Recall that a normal distribution with mean $\mu$ and standard deviation $\sigma$ is one characterized by the function: $$f(x) = \frac{1}{\sigma \sqrt{2\pi}} e^{\frac{-(x-\mu)^2}{2\sigma^2}}$$ To find this value (i.e., the height of $f$ at $x$),
R: use the R function
dnorm(x, mean=μ, sd=σ)
As an example, the height at $x=13$ of the normal curve with mean 10 and standard deviation 7 is given by
> dnorm(13,10,7) [1] 0.05199096
Excel: use the function
NORM.DIST(x, μ, σ, FALSE)The last argument for this function, when $FALSE$, indicates that the height of $f(x)$, not a cumulative probability, should be returned.
To find the probability that a normally distributed random variable with mean $\mu$ and standard deviation $\sigma$ results in a value less than $x$ (i.e. the area under the normal curve to the left of $x$.),
R: use the function
pnorm(x, mean=μ, sd=σ)
Let us consider a couple of examples:
Suppose the manufacturer of a certain type of snack knows that the total weight of the snack packet they sell is normally distributed with a mean of $80.2$ grams and a standard deviation of $1.1$ grams.

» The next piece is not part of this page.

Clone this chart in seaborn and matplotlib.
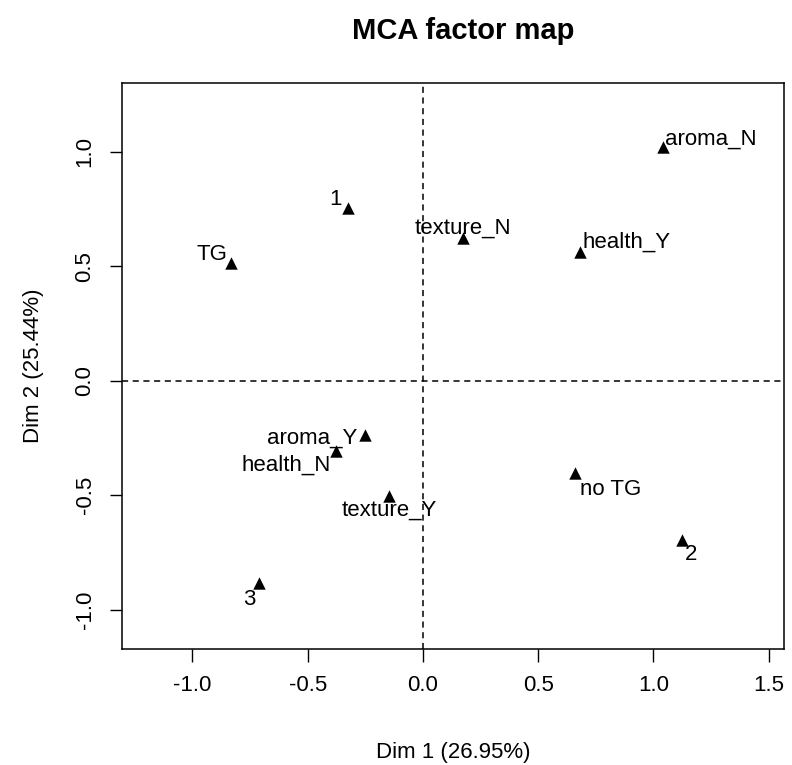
import numpy as np
import pandas as pd
import matplotlib
matplotlib.use("Agg")
import matplotlib.pyplot as plt
import seaborn as sns

# coordonate categorii
categories = ["aroma_N", "health_Y", "1", "texture_N", "TG", "aroma_Y",
              "health_N", "texture_Y", "3", "no TG", "2"]
dim1 = [1.042, 0.681, -0.326, 0.174, -0.833, -0.252, -0.378, -0.148, -0.712, 0.660, 1.124]
dim2 = [1.022, 0.563, 0.755, 0.624, 0.515, -0.236, -0.306, -0.502, -0.882, -0.402, -0.694]

x_ticks = [-1.0, -0.5, 0.0, 0.5, 1.0, 1.5]
y_ticks = [-1.0, -0.5, 0.0, 0.5, 1.0]

df = pd.DataFrame({"cat": categories, "Dim1": dim1, "Dim2": dim2})

# pozitia etichetelor (pixeli fata de punct) si aliniere
label_style = {
    "aroma_N": (2, 8, "left"),
    "health_Y": (3, 10, "left"),
    "1": (-6, 9, "right"),
    "texture_N": (0, 10, "center"),
    "TG": (-4, 8, "right"),
    "aroma_Y": (-7, -3, "right"),
    "health_N": (-5, -14, "right"),
    "texture_Y": (0, -14, "center"),
    "3": (-3, -17, "right"),
    "no TG": (5, -17, "left"),
    "2": (3, -15, "left"),
}

sns.set_style("white")
plt.rcParams["font.family"] = ["Liberation Sans", "DejaVu Sans"]
plt.rcParams["text.color"] = "black"
plt.rcParams["axes.labelcolor"] = "black"
plt.rcParams["xtick.color"] = "black"
plt.rcParams["ytick.color"] = "black"

fig = plt.figure(figsize=(7.92, 7.65), dpi=100)
ax = fig.add_axes([0.154, 0.152, 0.836, 0.7395])

sns.scatterplot(data=df, x="Dim1", y="Dim2", marker="^", color="black",
                s=80, edgecolor="black", linewidth=0, ax=ax, zorder=3)

ax.axvline(0, color="black", linestyle=(0, (4, 3)), linewidth=1.1)
ax.axhline(0, color="black", linestyle=(0, (4, 3)), linewidth=1.1)

for _, r in df.iterrows():
    dx, dy, ha = label_style[r["cat"]]
    ax.annotate(r["cat"], (r["Dim1"], r["Dim2"]), xytext=(dx, dy),
                textcoords="offset pixels", ha=ha, va="center", fontsize=16,
                color="black")

ax.set_xlim(-1.306, 1.567)
ax.set_ylim(-1.170, 1.301)
ax.set_xticks(x_ticks)
ax.set_yticks(y_ticks)
ax.set_xticklabels([f"{v:.1f}" for v in x_ticks], fontsize=16)
ax.set_yticklabels([f"{v:.1f}" for v in y_ticks], fontsize=16, rotation=90, va="center")
ax.tick_params(axis="both", direction="out", length=9, width=1, color="black",
               left=True, bottom=True, pad=10)

for sp in ax.spines.values():
    sp.set_color("black")
    sp.set_linewidth(1.1)

ax.set_xlabel("Dim 1 (26.95%)", fontsize=16, labelpad=33)
ax.set_ylabel("Dim 2 (25.44%)", fontsize=16, labelpad=22)
fig.suptitle("MCA factor map", fontsize=21, fontweight="bold", x=0.585, y=0.978)

plt.savefig("out.png", dpi=100)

What is the probability that a selected packet is less than $78$ grams?
> pnorm(78,80.2,1.1) [1] 0.02275013Under the same assumptions, what is the probability that a selected packet has a weight within 2 standard deviations of the mean weight?
> pnorm(82.4,80.2,1.1) - pnorm(78,80.2,1.1) [1] 0.9544997
Notice, in the last example, we find the area under the normal curve between $x=a$ and $x=b$ by finding a difference of two left-tailed areas.
Excel: use the function
NORM.DIST(x, μ, σ, TRUE)
The last argument for this function, when $TRUE$, indicates the function should return should cumulative probability equal to the area under the associated normal curve to the left of $x$ (as opposed to the height of the function).
Suppose one wishes to find the $x$ value for which a normally distributed random variable with mean $\mu$ and standard deviation $\sigma$ will produce an outcome less than $x$ with some given probability of $p$. Equivalently, one seeks the $x$ value where there is an area of $p$ to the left of $x$ and under the related normal curve.
R: use the function
qnorm(p, mean=μ, sd=σ)
Consider the following two examples:
A math contest author knows that the length of time taken by students to complete a certain section of math questions is normally distributed with a mean of 17 minutes and standard deviation of 4.5 minutes. $90\%$ of students should have completed the section of questions in how many minutes?
> qnorm(0.90,17,4.5) [1] 22.76698Under the same assumptions, how long should the middle $50\%$ of students take to complete this section?
> qnorm(0.75,17,4.5) [1] 20.0352 > qnorm(0.25,17,4.5) [1] 13.9648 # ...so roughly between 14 and 20 minutes
Excel: use the function
NORM.INV(p, μ, σ)
To generate random values following a normal distribution with mean $\mu$ and standard deviation $\sigma$,
R: use the function
rnorm(n, mean=μ sd=σ)
which generates $n$ such values.
As an example, suppose the error in a particular model follows a normal distribution with mean $\mu = 5$ and standard deviation $\sigma = 1$. To simulate the errors seen in 15 applications of the model in question, one can use:
> rnorm(15, mean=5, sd=1) [1] 5.625824 6.438588 6.642417 3.537867 4.853430 [6] 4.405501 5.684504 6.041753 4.434506 5.550997 [11] 5.095519 5.188711 5.077366 5.102386 4.247265
Excel: use the formula
NORM.INV(RAND(), μ, σ)